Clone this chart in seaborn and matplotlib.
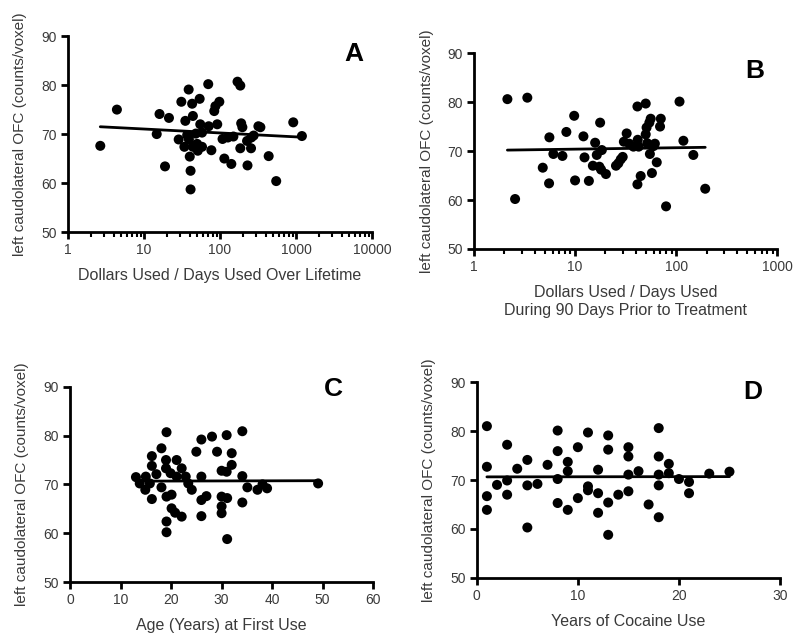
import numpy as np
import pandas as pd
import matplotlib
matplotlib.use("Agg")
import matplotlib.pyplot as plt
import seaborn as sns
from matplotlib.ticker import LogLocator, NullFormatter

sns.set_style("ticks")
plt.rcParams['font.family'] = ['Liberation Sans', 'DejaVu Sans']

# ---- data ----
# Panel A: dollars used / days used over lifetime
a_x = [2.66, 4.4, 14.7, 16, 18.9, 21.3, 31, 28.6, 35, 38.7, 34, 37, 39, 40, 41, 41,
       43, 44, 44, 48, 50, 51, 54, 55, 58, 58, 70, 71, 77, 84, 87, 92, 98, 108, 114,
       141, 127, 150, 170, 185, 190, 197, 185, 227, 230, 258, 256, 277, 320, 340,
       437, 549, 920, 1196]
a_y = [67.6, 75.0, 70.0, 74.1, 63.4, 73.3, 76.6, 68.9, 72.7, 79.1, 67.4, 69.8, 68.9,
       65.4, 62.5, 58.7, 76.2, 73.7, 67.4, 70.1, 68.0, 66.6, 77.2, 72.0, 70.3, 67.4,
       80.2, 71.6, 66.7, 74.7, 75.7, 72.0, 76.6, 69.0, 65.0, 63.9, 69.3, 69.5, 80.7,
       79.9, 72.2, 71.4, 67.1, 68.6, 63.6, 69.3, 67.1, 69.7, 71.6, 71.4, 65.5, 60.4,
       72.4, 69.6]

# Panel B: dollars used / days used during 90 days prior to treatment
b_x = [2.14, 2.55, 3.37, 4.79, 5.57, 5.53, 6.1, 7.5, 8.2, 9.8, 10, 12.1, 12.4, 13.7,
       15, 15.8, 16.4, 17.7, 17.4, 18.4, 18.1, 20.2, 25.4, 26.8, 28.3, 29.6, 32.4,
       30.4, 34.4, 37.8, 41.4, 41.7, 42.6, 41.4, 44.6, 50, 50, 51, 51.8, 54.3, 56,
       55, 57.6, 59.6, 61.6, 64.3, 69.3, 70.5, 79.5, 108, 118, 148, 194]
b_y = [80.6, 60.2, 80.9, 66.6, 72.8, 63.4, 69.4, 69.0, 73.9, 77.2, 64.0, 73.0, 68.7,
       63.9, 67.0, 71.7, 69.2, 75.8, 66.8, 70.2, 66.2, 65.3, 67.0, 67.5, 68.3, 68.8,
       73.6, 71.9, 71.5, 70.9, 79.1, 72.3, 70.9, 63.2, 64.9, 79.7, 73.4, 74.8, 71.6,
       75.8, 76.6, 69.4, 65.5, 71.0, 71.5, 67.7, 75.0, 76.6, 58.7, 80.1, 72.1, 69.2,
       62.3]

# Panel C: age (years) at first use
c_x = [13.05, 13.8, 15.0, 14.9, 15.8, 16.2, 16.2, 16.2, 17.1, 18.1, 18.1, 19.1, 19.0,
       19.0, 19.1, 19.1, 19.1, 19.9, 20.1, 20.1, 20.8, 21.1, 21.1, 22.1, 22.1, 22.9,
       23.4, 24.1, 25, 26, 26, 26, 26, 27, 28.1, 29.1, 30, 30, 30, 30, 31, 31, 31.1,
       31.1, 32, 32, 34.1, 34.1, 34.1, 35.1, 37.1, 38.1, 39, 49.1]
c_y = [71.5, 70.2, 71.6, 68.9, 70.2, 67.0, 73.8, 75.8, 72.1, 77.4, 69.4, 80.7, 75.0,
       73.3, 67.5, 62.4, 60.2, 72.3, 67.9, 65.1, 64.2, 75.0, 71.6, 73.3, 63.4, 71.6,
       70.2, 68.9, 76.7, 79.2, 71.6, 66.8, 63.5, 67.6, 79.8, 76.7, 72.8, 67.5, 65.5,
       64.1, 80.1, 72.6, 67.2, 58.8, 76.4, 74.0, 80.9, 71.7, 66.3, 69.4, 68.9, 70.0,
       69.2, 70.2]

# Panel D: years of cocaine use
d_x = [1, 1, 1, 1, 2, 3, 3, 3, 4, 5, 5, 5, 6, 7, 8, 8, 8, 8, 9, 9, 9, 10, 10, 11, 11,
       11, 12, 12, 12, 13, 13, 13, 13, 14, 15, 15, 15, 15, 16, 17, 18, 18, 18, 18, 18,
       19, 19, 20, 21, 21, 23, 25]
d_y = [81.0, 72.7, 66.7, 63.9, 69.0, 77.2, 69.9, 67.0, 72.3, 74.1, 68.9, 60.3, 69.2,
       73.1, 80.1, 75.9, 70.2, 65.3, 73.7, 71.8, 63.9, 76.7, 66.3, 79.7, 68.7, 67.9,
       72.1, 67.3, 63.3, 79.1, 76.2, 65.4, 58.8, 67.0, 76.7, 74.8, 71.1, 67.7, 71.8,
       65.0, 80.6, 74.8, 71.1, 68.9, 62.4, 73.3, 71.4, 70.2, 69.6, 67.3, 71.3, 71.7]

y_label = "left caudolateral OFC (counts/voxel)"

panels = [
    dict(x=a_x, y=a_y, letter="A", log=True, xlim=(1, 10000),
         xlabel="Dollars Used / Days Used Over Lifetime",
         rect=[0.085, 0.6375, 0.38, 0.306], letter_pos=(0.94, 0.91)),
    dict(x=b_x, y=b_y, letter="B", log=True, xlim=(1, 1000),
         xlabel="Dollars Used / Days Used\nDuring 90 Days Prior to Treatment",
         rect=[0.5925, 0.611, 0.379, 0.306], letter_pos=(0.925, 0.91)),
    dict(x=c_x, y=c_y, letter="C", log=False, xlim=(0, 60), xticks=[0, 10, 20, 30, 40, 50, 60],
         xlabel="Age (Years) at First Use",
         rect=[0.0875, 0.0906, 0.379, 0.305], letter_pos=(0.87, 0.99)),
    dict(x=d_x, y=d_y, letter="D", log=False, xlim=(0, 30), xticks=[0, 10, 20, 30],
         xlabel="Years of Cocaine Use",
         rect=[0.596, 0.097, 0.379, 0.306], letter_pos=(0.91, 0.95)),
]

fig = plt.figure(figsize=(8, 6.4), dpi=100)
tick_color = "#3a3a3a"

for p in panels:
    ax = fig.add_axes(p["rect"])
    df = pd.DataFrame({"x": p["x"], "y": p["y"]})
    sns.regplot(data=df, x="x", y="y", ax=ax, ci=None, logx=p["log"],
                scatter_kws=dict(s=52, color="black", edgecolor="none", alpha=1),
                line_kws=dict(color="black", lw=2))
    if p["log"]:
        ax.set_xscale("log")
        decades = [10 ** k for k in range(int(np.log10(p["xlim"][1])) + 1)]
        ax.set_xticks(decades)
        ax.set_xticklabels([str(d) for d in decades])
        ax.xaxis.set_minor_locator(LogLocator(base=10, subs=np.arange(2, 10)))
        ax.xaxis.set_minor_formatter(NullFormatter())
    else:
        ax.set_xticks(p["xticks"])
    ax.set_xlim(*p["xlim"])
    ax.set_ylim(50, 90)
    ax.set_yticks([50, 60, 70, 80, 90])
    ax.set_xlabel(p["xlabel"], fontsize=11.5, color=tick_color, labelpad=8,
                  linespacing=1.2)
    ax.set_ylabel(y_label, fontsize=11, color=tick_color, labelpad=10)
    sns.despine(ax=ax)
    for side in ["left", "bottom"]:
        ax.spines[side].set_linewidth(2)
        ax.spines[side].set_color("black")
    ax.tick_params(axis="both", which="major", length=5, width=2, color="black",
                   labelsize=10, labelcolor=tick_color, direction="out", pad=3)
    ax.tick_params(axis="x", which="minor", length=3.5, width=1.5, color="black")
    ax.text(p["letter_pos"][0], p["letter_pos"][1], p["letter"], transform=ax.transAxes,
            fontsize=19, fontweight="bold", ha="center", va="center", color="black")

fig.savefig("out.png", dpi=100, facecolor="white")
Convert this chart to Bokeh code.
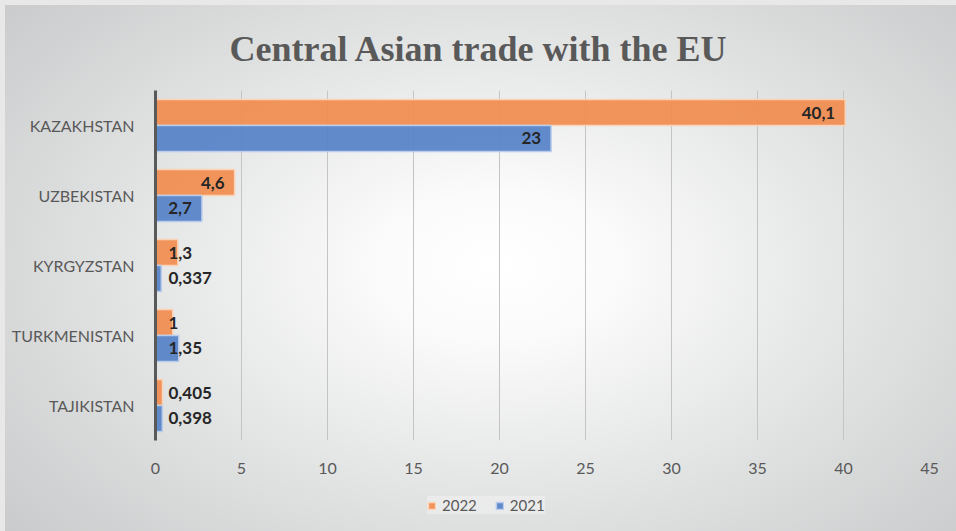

> _What is required_
Reproduce the records word for word, please, from their first line up to and including the line that contains "72.4, 69.6]", but no pictures.

> _Exercise response_
Clone this chart in seaborn and matplotlib.
import numpy as np
import pandas as pd
import matplotlib
matplotlib.use("Agg")
import matplotlib.pyplot as plt
import seaborn as sns
from matplotlib.ticker import LogLocator, NullFormatter

sns.set_style("ticks")
plt.rcParams['font.family'] = ['Liberation Sans', 'DejaVu Sans']

# ---- data ----
# Panel A: dollars used / days used over lifetime
a_x = [2.66, 4.4, 14.7, 16, 18.9, 21.3, 31, 28.6, 35, 38.7, 34, 37, 39, 40, 41, 41,
       43, 44, 44, 48, 50, 51, 54, 55, 58, 58, 70, 71, 77, 84, 87, 92, 98, 108, 114,
       141, 127, 150, 170, 185, 190, 197, 185, 227, 230, 258, 256, 277, 320, 340,
       437, 549, 920, 1196]
a_y = [67.6, 75.0, 70.0, 74.1, 63.4, 73.3, 76.6, 68.9, 72.7, 79.1, 67.4, 69.8, 68.9,
       65.4, 62.5, 58.7, 76.2, 73.7, 67.4, 70.1, 68.0, 66.6, 77.2, 72.0, 70.3, 67.4,
       80.2, 71.6, 66.7, 74.7, 75.7, 72.0, 76.6, 69.0, 65.0, 63.9, 69.3, 69.5, 80.7,
       79.9, 72.2, 71.4, 67.1, 68.6, 63.6, 69.3, 67.1, 69.7, 71.6, 71.4, 65.5, 60.4,
       72.4, 69.6]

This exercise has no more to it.